Interestingly, naive version (basically what Cython does by default, with generic code handling variable strides) is basically just as performant as any of the optimized ones for large enough double
array sizes, which is probably why the memmove()
optimization doesn't show up very much on vbenches. It appears that the processor (a new Intel Core i5 in this case, but same results on an older Core 2 more or less) is able to figure out what's actually happening even without the alignment and SIMD hints and do the optimal thing behind the scenes, once the block size is big enough. (The compiler is definitely not doing anything tricky, I checked the assembly output)

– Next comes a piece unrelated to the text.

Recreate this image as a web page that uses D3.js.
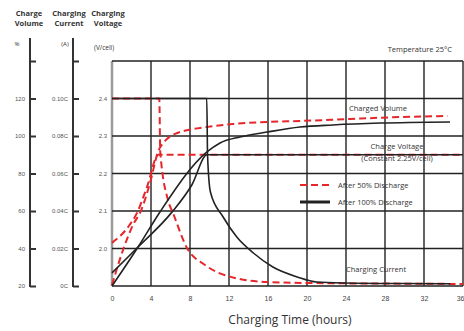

Anyway, so this definitely does make a difference, just not in the case we happen to be exercising in vbench (double
elements, and large double
arrays in particular). But the code is currently, to put it charitably, a wee bit less maintainable than what's currently in Cython (don't even ask =D...beyond the dependency on SSE2 headers, there's lots of macros, and autogenerated code where macros won't work easily) so i'm not going to productionize until I find a more compelling reason to than what we have so far...
In particular, since take
is basically just copying over and over, I'm guessing it's more amenable to processor pipeline optimizing, even without SIMD, than other algorithms. So when find some time to continue this I'm going to try to see if I can get similar results for other algos, using the same approach...will report findings when I have some...
Comment From: jreback
@stephenwlin any follow up on this?
Comment From: wesm
I'm sorry that @stephenwlin is no longer with us. I have created #33 to ensure we do aligned / padded allocations in pandas 2.0 where we are allocating our own memory.